• WRITTEN PROBLEM
Pick out the lines containing "matplotlib".

** START RECORDED INFORMATION **

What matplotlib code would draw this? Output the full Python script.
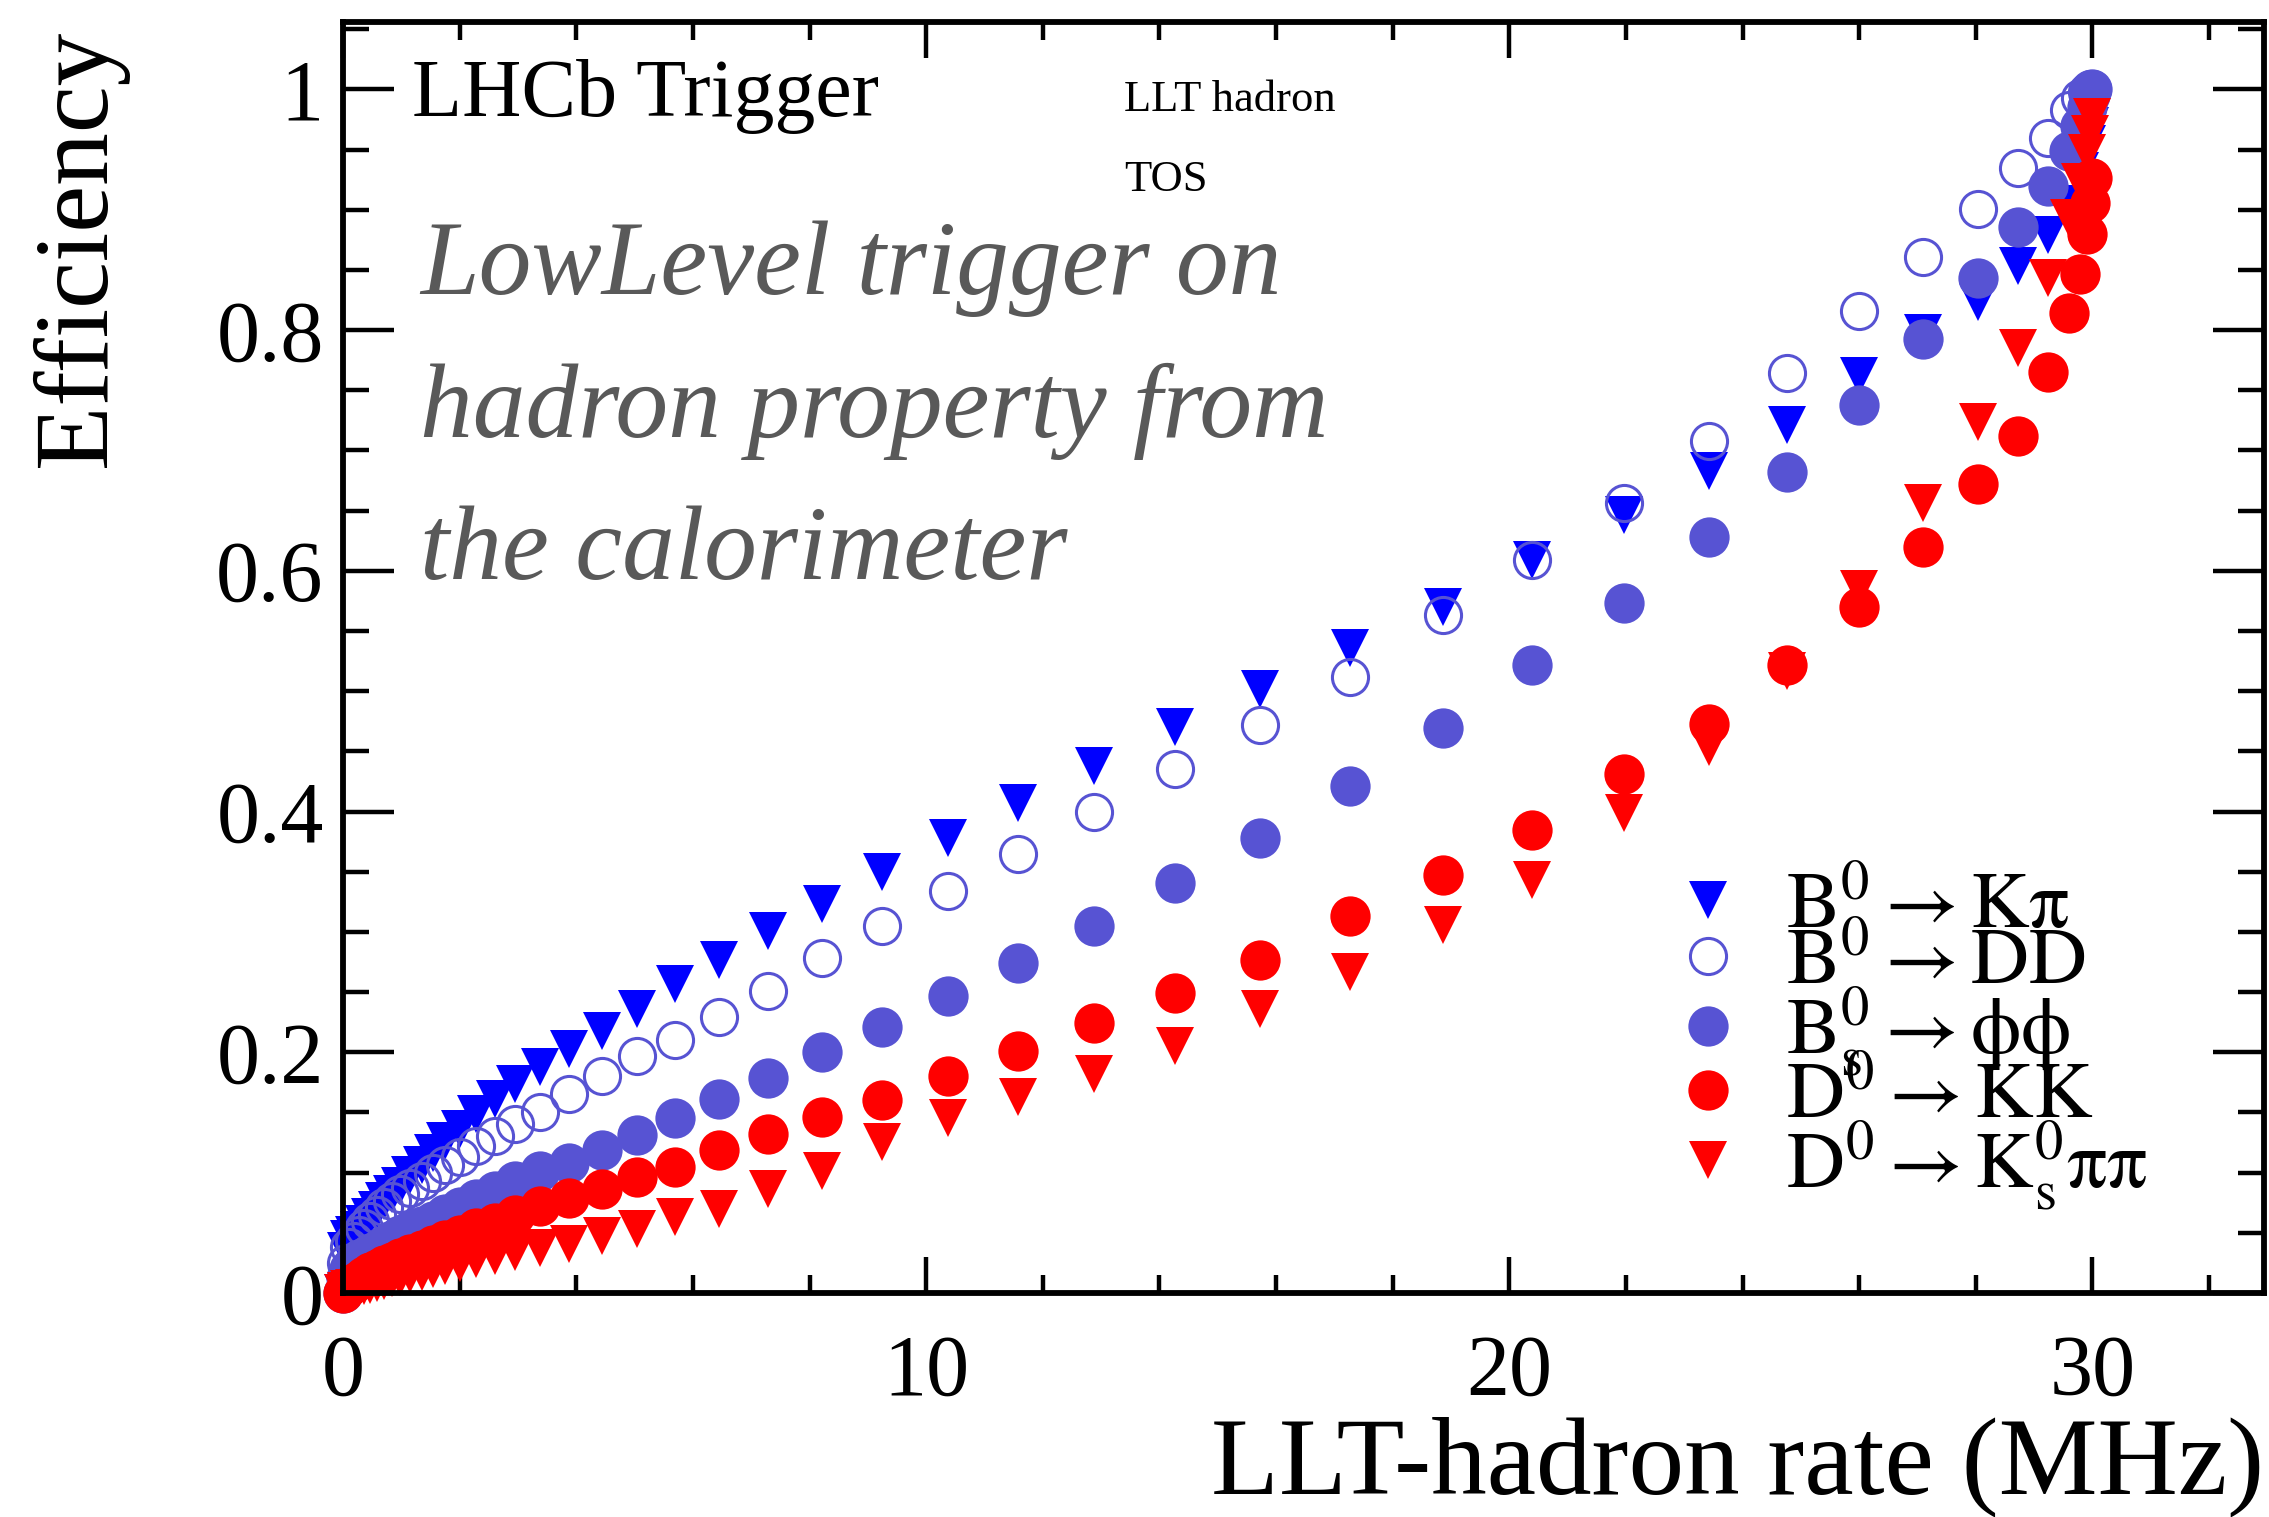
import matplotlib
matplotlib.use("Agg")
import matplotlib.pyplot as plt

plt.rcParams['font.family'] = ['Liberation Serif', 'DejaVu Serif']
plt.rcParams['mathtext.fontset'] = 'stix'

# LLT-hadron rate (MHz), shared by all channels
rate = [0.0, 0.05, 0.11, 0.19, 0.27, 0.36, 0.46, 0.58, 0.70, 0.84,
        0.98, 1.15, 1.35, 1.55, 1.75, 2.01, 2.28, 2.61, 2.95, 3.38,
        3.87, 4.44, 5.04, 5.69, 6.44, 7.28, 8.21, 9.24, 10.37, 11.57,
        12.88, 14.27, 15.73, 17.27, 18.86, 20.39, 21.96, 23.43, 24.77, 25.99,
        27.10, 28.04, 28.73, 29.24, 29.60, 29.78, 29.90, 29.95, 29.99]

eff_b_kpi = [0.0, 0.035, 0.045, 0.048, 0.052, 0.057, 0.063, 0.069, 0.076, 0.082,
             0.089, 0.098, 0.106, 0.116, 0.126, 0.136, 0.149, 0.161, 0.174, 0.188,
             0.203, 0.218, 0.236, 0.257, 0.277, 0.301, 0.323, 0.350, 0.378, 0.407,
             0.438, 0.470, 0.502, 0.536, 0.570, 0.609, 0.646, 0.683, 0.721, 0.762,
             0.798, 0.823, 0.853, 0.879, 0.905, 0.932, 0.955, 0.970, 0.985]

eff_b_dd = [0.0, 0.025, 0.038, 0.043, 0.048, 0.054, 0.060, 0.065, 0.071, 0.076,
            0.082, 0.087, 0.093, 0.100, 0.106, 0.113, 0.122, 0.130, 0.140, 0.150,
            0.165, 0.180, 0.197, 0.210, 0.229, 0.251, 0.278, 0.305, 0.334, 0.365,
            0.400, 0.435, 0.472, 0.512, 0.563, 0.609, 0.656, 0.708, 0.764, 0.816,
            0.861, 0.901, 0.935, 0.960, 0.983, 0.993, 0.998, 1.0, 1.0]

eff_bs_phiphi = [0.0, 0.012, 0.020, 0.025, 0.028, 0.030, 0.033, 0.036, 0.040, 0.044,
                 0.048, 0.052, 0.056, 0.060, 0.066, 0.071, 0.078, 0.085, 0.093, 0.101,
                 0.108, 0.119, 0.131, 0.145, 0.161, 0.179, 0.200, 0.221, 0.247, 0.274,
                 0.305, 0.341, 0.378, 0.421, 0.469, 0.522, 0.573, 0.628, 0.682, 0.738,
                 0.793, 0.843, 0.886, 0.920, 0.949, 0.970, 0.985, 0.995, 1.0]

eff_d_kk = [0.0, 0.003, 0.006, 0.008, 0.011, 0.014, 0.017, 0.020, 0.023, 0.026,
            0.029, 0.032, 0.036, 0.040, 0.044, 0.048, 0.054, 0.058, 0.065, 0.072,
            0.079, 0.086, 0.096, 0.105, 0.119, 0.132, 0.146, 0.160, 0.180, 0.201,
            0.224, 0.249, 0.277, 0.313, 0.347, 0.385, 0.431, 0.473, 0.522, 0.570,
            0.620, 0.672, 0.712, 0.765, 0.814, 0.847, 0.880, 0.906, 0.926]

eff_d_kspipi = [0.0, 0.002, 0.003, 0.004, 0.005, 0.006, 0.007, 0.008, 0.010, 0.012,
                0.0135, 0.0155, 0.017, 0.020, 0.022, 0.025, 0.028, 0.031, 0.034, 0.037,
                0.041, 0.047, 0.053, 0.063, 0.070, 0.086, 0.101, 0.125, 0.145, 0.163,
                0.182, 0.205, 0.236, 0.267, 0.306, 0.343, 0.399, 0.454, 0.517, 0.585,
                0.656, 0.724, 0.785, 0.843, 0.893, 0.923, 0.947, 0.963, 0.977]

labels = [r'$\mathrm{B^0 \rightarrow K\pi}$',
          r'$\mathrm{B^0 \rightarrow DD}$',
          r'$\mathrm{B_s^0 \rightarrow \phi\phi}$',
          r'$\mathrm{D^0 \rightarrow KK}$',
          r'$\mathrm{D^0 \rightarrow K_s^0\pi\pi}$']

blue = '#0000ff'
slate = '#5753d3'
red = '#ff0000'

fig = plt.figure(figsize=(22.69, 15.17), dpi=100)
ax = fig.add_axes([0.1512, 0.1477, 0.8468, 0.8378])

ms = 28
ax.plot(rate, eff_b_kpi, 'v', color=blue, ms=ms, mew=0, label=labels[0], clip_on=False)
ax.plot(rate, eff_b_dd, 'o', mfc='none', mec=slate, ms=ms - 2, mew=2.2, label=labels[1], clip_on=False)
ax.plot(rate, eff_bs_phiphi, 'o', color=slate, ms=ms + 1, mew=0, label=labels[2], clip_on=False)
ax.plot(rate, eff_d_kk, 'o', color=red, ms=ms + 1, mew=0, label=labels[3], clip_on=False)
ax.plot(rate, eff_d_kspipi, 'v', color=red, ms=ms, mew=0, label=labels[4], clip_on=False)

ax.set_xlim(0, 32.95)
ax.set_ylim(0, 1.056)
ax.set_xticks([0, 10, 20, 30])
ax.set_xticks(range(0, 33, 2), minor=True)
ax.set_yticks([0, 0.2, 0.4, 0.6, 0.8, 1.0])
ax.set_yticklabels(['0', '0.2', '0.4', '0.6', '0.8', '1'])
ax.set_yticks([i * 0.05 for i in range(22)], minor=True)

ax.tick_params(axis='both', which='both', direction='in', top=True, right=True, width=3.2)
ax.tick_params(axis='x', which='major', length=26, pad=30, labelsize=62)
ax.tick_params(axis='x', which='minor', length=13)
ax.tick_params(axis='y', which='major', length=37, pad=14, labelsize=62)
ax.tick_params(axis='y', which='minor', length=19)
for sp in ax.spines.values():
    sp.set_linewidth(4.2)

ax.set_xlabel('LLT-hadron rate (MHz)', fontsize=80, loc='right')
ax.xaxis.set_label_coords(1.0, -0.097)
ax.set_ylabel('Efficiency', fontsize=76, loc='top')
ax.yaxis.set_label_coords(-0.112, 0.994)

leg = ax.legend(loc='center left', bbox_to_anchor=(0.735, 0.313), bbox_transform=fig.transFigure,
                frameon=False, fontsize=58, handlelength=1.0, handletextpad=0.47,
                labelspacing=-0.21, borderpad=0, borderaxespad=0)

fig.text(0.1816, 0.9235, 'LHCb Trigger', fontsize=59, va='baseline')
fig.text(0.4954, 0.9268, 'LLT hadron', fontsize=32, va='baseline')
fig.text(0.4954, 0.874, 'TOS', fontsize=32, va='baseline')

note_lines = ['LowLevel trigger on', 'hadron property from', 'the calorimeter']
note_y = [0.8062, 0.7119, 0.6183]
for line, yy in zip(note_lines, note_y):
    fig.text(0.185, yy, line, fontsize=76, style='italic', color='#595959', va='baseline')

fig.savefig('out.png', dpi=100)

** END RECORDED INFORMATION **

• RESPONSE TO THE TASK
What matplotlib code would draw this? Output the full Python script.
import matplotlib
matplotlib.use("Agg")
import matplotlib.pyplot as plt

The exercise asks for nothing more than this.